## Start EXCERPTED DATA

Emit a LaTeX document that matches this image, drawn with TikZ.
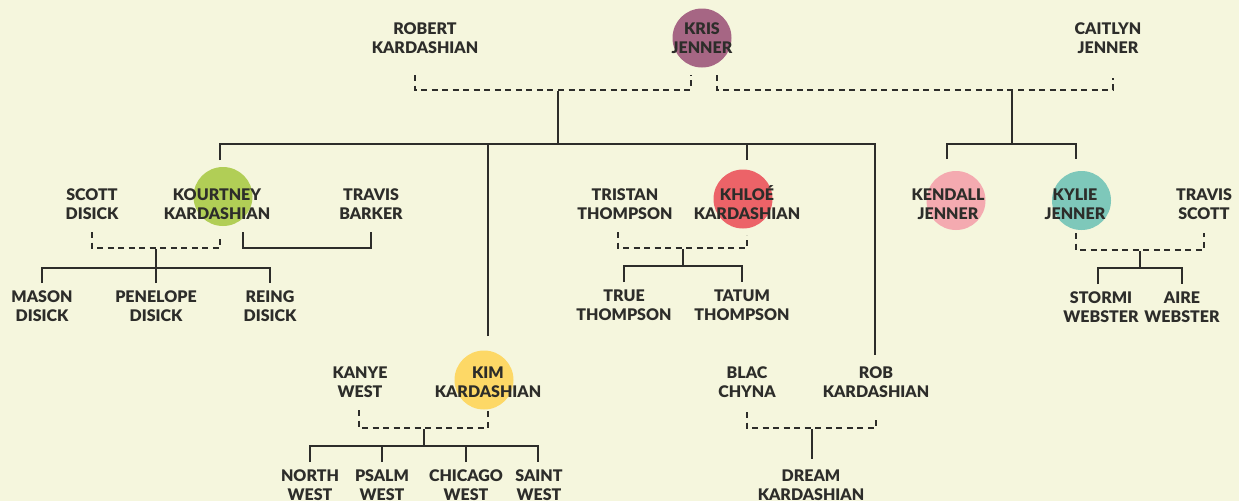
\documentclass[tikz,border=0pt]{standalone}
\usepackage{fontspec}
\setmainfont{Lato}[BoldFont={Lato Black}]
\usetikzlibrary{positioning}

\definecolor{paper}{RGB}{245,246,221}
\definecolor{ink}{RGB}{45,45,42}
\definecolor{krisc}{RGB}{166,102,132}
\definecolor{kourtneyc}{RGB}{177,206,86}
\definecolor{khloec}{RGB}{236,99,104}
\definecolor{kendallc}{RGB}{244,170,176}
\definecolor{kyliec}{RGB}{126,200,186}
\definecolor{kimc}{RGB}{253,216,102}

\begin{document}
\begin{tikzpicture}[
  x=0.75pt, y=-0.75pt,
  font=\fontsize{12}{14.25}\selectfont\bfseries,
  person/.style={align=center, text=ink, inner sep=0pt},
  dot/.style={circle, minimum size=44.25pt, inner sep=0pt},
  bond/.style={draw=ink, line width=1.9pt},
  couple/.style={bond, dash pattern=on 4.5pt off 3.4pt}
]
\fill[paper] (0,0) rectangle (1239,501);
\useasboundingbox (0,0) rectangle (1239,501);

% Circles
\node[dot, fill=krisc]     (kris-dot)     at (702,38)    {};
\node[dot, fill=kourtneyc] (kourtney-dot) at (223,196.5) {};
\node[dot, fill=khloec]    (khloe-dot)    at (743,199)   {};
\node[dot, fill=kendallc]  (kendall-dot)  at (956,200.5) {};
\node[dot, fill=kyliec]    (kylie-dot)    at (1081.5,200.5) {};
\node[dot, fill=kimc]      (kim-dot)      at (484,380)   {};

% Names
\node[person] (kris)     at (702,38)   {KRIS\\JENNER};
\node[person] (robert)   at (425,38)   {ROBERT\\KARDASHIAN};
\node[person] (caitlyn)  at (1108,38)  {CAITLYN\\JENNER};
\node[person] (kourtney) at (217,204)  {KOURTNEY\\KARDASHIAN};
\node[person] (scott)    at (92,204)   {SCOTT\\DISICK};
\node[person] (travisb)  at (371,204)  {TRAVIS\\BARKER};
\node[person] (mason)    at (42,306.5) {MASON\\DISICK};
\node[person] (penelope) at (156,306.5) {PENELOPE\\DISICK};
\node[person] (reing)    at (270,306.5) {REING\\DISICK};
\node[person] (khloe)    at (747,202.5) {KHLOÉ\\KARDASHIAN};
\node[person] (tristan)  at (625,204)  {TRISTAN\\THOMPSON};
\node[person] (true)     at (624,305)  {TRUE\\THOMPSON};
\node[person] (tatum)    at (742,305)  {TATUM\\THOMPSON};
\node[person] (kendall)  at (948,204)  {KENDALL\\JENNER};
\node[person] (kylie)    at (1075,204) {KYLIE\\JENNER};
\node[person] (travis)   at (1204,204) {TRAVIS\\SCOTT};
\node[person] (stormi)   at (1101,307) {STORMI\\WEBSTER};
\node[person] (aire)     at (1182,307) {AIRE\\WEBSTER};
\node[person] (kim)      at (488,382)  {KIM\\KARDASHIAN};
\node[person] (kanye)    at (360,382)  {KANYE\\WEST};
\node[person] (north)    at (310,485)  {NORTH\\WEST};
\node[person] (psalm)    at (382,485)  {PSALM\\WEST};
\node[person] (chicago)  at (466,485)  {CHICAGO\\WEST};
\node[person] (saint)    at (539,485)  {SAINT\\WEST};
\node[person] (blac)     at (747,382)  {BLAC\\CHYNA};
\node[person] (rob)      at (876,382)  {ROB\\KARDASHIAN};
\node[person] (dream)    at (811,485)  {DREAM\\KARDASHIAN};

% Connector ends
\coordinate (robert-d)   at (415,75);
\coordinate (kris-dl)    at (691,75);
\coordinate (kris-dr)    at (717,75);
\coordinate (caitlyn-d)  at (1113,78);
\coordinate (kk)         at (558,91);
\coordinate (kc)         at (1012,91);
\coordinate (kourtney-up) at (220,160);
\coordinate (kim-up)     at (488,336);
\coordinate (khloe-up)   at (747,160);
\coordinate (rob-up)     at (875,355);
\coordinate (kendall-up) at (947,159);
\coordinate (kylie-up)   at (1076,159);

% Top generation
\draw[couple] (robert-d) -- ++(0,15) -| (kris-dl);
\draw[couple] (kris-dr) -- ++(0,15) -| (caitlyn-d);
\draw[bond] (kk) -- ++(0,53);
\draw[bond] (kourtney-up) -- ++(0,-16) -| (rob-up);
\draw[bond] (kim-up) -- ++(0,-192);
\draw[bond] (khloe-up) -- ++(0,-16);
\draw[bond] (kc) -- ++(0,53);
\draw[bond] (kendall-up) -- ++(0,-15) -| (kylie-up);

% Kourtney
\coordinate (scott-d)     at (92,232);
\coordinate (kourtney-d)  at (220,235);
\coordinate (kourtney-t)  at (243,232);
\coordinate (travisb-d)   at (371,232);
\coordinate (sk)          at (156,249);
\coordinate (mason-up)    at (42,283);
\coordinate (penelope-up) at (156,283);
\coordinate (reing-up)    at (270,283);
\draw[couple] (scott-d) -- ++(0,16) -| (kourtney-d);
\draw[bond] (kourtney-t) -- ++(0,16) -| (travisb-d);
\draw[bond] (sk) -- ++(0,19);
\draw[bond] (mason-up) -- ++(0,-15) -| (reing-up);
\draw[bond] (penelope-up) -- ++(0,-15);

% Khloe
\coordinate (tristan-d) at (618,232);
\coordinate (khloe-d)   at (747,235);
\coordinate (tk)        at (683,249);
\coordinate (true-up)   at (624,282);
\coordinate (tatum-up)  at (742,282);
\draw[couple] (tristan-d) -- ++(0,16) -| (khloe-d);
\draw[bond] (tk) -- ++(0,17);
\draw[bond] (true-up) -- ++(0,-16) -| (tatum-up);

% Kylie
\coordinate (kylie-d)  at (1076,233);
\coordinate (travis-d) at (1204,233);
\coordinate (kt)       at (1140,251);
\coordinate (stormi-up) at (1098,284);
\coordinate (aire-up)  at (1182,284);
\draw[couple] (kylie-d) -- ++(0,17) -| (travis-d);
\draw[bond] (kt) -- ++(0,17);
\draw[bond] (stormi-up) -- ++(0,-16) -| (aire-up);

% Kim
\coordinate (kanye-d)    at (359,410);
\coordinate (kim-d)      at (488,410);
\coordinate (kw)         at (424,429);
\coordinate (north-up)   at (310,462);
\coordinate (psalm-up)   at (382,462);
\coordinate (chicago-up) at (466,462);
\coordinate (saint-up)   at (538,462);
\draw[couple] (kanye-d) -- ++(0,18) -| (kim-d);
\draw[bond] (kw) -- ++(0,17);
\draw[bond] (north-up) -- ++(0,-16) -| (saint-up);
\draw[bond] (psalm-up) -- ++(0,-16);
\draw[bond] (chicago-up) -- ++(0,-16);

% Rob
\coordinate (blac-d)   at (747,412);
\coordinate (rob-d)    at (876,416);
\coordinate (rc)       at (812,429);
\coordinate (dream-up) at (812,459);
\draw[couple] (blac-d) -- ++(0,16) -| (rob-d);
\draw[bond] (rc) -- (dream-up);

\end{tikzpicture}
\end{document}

## End EXCERPTED DATA
## Start EXCERPTED DATA

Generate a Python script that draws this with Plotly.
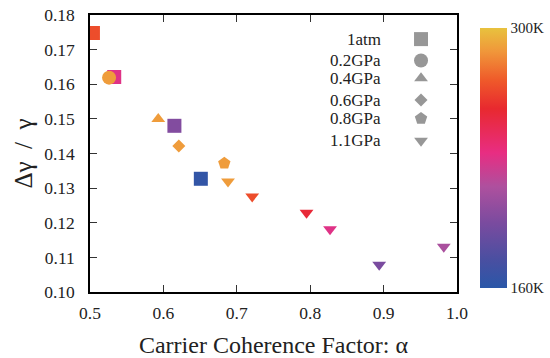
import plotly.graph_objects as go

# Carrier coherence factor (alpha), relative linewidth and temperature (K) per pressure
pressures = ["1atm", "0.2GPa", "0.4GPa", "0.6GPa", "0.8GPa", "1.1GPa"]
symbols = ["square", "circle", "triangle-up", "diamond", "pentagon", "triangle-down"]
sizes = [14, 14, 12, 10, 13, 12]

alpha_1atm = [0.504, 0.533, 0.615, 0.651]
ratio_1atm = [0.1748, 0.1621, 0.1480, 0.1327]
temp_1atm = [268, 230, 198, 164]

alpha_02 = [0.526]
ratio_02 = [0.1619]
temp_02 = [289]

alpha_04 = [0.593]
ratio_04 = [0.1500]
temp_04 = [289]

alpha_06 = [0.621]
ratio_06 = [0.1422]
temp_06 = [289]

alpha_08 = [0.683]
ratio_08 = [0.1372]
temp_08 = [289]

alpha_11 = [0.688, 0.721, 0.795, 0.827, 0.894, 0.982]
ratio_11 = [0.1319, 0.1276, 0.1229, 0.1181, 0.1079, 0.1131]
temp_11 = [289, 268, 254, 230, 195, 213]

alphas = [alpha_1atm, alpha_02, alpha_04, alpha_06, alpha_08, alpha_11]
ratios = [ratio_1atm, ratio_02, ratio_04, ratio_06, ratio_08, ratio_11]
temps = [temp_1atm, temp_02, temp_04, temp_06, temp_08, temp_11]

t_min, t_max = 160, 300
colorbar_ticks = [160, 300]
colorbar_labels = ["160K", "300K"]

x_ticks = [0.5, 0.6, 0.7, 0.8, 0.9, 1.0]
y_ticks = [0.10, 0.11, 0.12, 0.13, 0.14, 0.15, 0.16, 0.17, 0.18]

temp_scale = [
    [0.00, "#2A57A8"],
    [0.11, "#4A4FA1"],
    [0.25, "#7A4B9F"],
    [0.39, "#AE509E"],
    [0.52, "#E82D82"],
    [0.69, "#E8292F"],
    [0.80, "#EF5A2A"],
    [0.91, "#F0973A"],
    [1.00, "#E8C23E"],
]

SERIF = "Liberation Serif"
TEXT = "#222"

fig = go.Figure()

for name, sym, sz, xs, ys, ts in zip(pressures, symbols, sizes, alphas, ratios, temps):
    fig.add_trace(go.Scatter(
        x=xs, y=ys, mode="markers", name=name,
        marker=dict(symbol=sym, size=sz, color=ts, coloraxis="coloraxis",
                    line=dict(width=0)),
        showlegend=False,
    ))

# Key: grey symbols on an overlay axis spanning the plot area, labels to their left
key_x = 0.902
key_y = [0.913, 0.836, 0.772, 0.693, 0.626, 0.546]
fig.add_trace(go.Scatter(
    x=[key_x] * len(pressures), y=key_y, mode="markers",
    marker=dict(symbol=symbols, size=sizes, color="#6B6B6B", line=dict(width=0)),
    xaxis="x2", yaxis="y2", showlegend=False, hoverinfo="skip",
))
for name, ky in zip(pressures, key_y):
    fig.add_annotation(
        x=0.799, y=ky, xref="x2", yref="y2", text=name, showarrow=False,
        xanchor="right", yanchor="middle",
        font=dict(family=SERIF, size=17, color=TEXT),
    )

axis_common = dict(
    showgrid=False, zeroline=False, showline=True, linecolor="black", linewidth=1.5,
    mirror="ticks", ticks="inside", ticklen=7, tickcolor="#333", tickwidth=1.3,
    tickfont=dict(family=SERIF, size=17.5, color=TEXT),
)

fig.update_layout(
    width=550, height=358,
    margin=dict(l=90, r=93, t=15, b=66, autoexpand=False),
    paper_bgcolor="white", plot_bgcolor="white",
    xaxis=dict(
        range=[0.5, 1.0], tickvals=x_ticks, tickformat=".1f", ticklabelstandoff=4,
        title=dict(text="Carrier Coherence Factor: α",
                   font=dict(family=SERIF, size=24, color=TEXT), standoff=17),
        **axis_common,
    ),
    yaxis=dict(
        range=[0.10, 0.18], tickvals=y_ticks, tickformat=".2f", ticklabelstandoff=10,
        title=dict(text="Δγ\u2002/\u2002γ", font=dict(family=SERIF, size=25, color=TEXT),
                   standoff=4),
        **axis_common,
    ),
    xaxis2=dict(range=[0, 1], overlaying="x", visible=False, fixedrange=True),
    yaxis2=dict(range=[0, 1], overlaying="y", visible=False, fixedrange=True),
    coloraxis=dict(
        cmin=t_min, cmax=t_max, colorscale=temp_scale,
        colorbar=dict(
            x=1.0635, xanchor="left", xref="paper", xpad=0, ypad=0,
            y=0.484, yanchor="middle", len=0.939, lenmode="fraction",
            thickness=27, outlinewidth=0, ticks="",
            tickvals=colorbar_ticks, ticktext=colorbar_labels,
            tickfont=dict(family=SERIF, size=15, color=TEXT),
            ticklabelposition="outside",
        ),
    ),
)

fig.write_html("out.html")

## End EXCERPTED DATA

# [WORK TO DO]
Only the stretch from the line with "Generate a Python" through the line with "import plotly.graph_objects as go" should be copied, exactly and with both ends. Drop the pictures.

# [RESULT OF THE EXERCISE]
Generate a Python script that draws this with Plotly.
import plotly.graph_objects as go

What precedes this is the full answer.